I think the right answer is node.update_recursive(leaf_value)?!!

GeneZC commented 6 years ago

'cause parent node and current node belong to different player, and value assigned to each node is according to the player

junxiaosong commented 6 years ago

We use the negative value of the state, this is because alternate levels in the search tree are from the perspective of different players and the Q-values are in fact used by the parent node in select stage.

gmftbyGMFTBY commented 6 years ago

但是在调用的时候传入的应该是 leaf_value 而不是 -leaf_value 啊,update_recursive 函数中的负号的含义很明确,但是这里感觉需要传入的是 leaf_value ??希望可以解释一下,这里看的不是很懂 @junxiaosong

junxiaosong commented 5 years ago

@gmftbyGMFTBY leaf_value是从leaf节点的视角考虑的,leaf value传入后是用来更新Q value的,而leaf节点的Q value是给它的父节点选择分支的时候用的,所以这个Q value是从父节点的视角出发的,所以leaf节点自身的leaf value和自身的Q value就是从相反的视角考虑的,所以传入时就加了负号。

lvsh2012 commented 1 year ago

@gmftbyGMFTBY leaf_value是从leaf节点的视角考虑的,leaf value传入后是用来更新Q value的,而leaf节点的Q value是给它的父节点选择分支的时候用的,所以这个Q value是从父节点的视角出发的,所以leaf节点自身的leaf value和自身的Q value就是从相反的视角考虑的,所以传入时就加了负号。

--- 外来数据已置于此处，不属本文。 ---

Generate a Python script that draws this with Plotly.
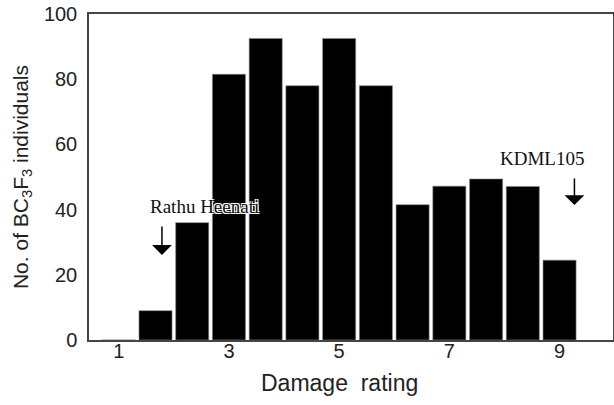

为什么父节点视角 和 leaf 自身视角,需要一正一反?

nicehzj commented 1 year ago

@gmftbyGMFTBY leaf_value是从leaf节点的视角考虑的,leaf value传入后是用来更新Q value的,而leaf节点的Q value是给它的父节点选择分支的时候用的,所以这个Q value是从父节点的视角出发的,所以leaf节点自身的leaf value和自身的Q value就是从相反的视角考虑的,所以传入时就加了负号。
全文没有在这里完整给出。